Al-Hikmah al-Muta’aliyyah fi al-Asfar al-‘Aqliyyah al-Arab’ah, menjadi Mazhab Filsafat yang telah berhasil menjadi sintesa di antara berbagai khazanah ilmiah Islam dengan tetap menjaga orisinalitas pemikirannya, yang menjadi satu alasan yang paling kuat bagi banyak filosof dan pemikir Islam untuk melakukan kajian terhadapnya, oleh sebab itulah pemikiran filsafat Mulla Sadra sering disebut sebagai wujudiyyah atau Filsafat Wujud, yang kemudian diterjemahkan menjadi Filsafat Eksistensialisme atau Eksistensialisme Islam.
Eksistensialisme sebagai aliran filsafat Barat, muncul pada abad ke dua puluh, eksistensialisme muncul di Barat sebagai pemberontak terhadap beberapa sifat dari filsafat tradisional dan masyarakat modern Barat. Eksistensialisme merupakan aliran filsafat yang memiliki misi mengangkat derajat kemanusiaan dan menegaskan otonomi manusia hingga tak membutuhkan sang pengarah. Eksistensialisme Barat, yang jika dibedakan dengan eksistensialisme Islam akan terdapat perbedaan yang sangat mencolok.
Sebagaimana yang diungkapkan oleh Muthahhari, ia menyebutkan dua perbedaan, yaitu: Pertama, eksistensialisme Islam tidak hanya berlaku bagi manusia saja melainkan juga untuk alam semesta. Kedua, eksistensialisme Islam berpandangan bahwa eksistensi itu sebagai subtantif, dilawankan dengan esensi yang aksidental atau nominal. Sementara iru, eksistensialisme Barat menggunakannya dalam pengertian keutamaan atau kelebih dahuluan.
Al-hikmat al-Muta’aliyat fi al-Asfar al-Aqliyyah al-Arba’ah merupakan karya yang terbesar dan yang terpenting dari Mulla Sadra, dan merupakan induk dari seluruh karya-Nya yang lain. Sesuai dengan judulnya, di dalam karya tersebut Mulla Sadra membicarakan manusia melalu konsep metafisika dan ontologi. Ontologi (eimi be dan logos) yang berarti kata atau pengetahuan, yakni pengetahuan mengenai hakekat benda atau makhluk secara abstrak, atau pengetahuan mengenai hakekat kenyataan.

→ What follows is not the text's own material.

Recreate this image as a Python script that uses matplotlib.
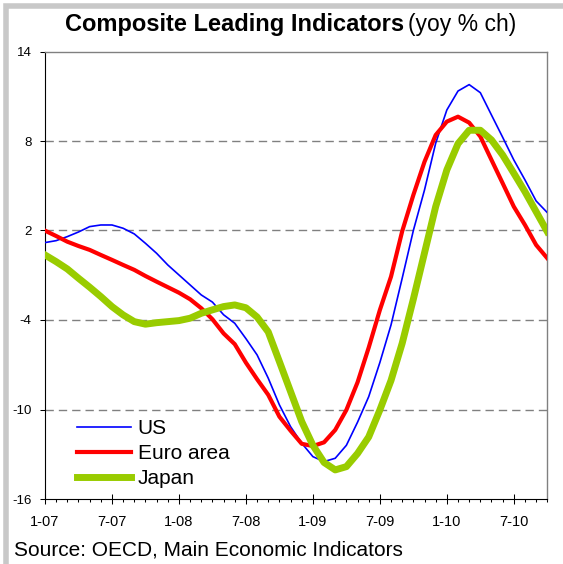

Eksistensialisme dan eksistensi manusia dalam pandangan Mulla Sanda adalah eksistensi yang subtanstif dan esensi hanyalah aksiden, hal inilah yang disebut dengan ashalah al-Wujud (primacy of existence atau keunggulan eksistensi). Bagi Mulla Sadra, wujud adalah realitas tunggal yang muncul dalam gradasi yang berbeda, dengan meminjam istilah dari Suhrawardi yang disebut dengan mahiyah al-Nur, ialah adanya Tuhan, adanya manusia, dan adanya hewan, semuanya adalah satu wujud, satu realitas, akan tetapi tidak terdapat mahiyah (esensi), melainkan pada wujud (eksistensi).